Here the railway seems fairly stopped; but with a graceful sweep it eludes the mountain, and glides around its massive shoulder, giving, as it does so, a hand to the high-road, which comes straggling up the sharp ascent. The river, now shrunken to a rivulet, is finally lost to view beneath heaped-up blocks of granite, which the infuriated old mountain has hurled down upon it. It is heard painfully gurgling under the ruins, like a victim crushed, and dying by inches.

Now and here we entered a close, dark defile hewn down between cliffs, ascending on the right in regular terraces, on the left in ruptured masses. These terraces were fringed at the top with tapering evergreens, and displayed gaudy tufts of maple and mountain-ash on their cool gray. Those on the right are furthermore decorated with natural sculptures, indicated by sign-boards, which the curious investigate profitably or unprofitably, according to their fertility of imagination.

For a few rods this narrow cleft continues; then, on a sudden, the rocks which lift themselves on either side shut together. An enormous mass has tumbled from its ancient location on the left side, and, taking a position within twenty feet of the opposite precipice, forms the natural gate of the Notch, through which a way was made for the common road with great labor, through which the river frays a passage, but where no one would imagine there was room for either. The railway has made a breach for itself through the solid rock, greatly diminishing the native grandeur of the place. All three emerge from the shadow and gloom of the pass into the cheerful sunshine of a little prairie, at the extremity of which are seen the white walls of a hotel.

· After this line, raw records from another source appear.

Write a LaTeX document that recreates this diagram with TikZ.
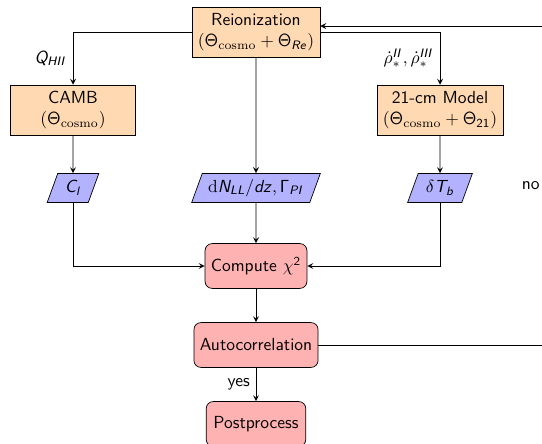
\documentclass[tikz,border=0pt]{standalone}
\usetikzlibrary{shapes.geometric,arrows}
% sans math letters, roman \mathrm
\DeclareSymbolFont{sfletters}{OT1}{cmss}{m}{sl}
\DeclareSymbolFont{sfupright}{OT1}{cmss}{m}{n}
\makeatletter
\@tfor\ch:=abcdefghijklmnopqrstuvwxyzABCDEFGHIJKLMNOPQRSTUVWXYZ\do{%
	\expandafter\DeclareMathSymbol\expandafter{\ch}{\mathalpha}{sfletters}{\expandafter`\ch}}
\@tfor\ch:=0123456789\do{%
	\expandafter\DeclareMathSymbol\expandafter{\ch}{\mathalpha}{sfupright}{\expandafter`\ch}}
\makeatother
\DeclareMathSymbol{\Gamma}{\mathalpha}{sfupright}{"00}
\DeclareMathSymbol{\Theta}{\mathalpha}{sfupright}{"02}

\begin{document}
\begin{tikzpicture}[x=0.5714pt, y=-0.5714pt, font=\sffamily,
	process/.style={rectangle, minimum width=2.5cm, minimum height=1cm, align=center, draw=black, fill=orange!30},
	startstop/.style={rectangle, rounded corners, minimum width=2cm, minimum height=0.9cm, align=center, draw=black, fill=red!30},
	io/.style={trapezium, trapezium left angle=70, trapezium right angle=110, minimum height=0.58cm, align=center, draw=black, fill=blue!30},
	arrow/.style={line width=0.5pt, ->, >=stealth}]
				\clip (0,0) rectangle (542,444);
				
				%models
				\node[process] (reion) at (256,32) {Reionization\\$(\Theta_{\mathrm{cosmo}}+\Theta_{Re})$};
				\node[process] (camb) at (73,110) {CAMB\\$(\Theta_{\mathrm{cosmo}})$};
				\node[process] (model) at (440,110) {21-cm Model\\$(\Theta_{\mathrm{cosmo}}+\Theta_{21})$};
				
				%outputs
				\node[io] (cl) at (73,188) {$C_l$};
				\node[io] (dn) at (256,188) {$\mathrm{d}N_{LL}/dz, \Gamma_{PI}$};
				\node[io] (dtb) at (440,188) {$\delta T_b$};
				
				%chain
				\node[startstop] (chi) at (256,266) {Compute $\chi^2$};
				\node[startstop] (auto) at (256,345) {Autocorrelation};
				\node[startstop] (post) at (256,424) {Postprocess};
				\coordinate (loop) at (546,345);
				
				\draw[arrow] (reion.west) -| node[pos=0.75, left]{$Q_{HII}$} (camb.north);
				\draw[arrow] (reion.east) -| node[pos=0.75, left]{$\dot\rho_*^{II}, \dot\rho_*^{III}$} (model.north);
				\draw[arrow] (reion) -- (dn);
				\draw[arrow] (camb) -- (cl);
				\draw[arrow] (model) -- (dtb);
				\draw[arrow] (cl) |- (chi);
				\draw[arrow] (dtb) |- (chi);
				\draw[arrow] (dn) -- (chi);
				\draw[arrow] (chi) -- (auto);
				\draw[arrow] (auto) -- node[left]{yes} (post);
				\draw[arrow] (auto) -- (loop) |- node[pos=0.25, left]{no} ([yshift=3.4pt]reion.east);
\end{tikzpicture}
\end{document}
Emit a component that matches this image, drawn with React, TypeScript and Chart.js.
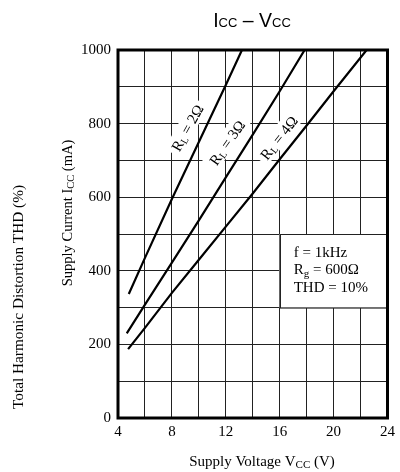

The whole route we had traversed is full of contrasts, full of surprises; but this sudden transition was the most picturesque, the most startling of all. We seemed to have reached the end of the world.

IX.
CRAWFORD’S.

The seasons alter: hoary-headed frosts
Fall in the fresh lap of the crimson rose.
Shakspeare.

ALL who have passed much time at the mountains have seen the elephant—near the gate of the Notch.

Though it is only from Nature’s chisel, the elephant is an honest one, and readily admitted into the category of things curious or marvellous constantly displayed for our inspection. Standing on the piazza of the hotel, the enormous forehead and trunk seem just emerging from the shaggy woods near the entrance to the pass. And the gray of the granite strengthens the illusion still more. From the Elephant’s Head, a title suggestive of the near vicinity of a public-house, there is a fine view down the Notch for those who cannot ascend Mount Willard.

The Crawford House, being built at the highest point of the pass, nearly two thousand feet above the sea, is not merely a hotel—it is a water-shed. The roof divides the rain falling upon it into two streams, flowing on one side into the Saco, on the other into the Ammonoosuc. Here the sun rises over the Willey range, and sets behind Mount Clinton. The north side of the piazza enables you to look over the forests into the valley of the Ammonoosuc, where the view is closed by the chain dividing this basin from that of Israel’s River. But we are not yet ready to conduct the reader into this Promised Land.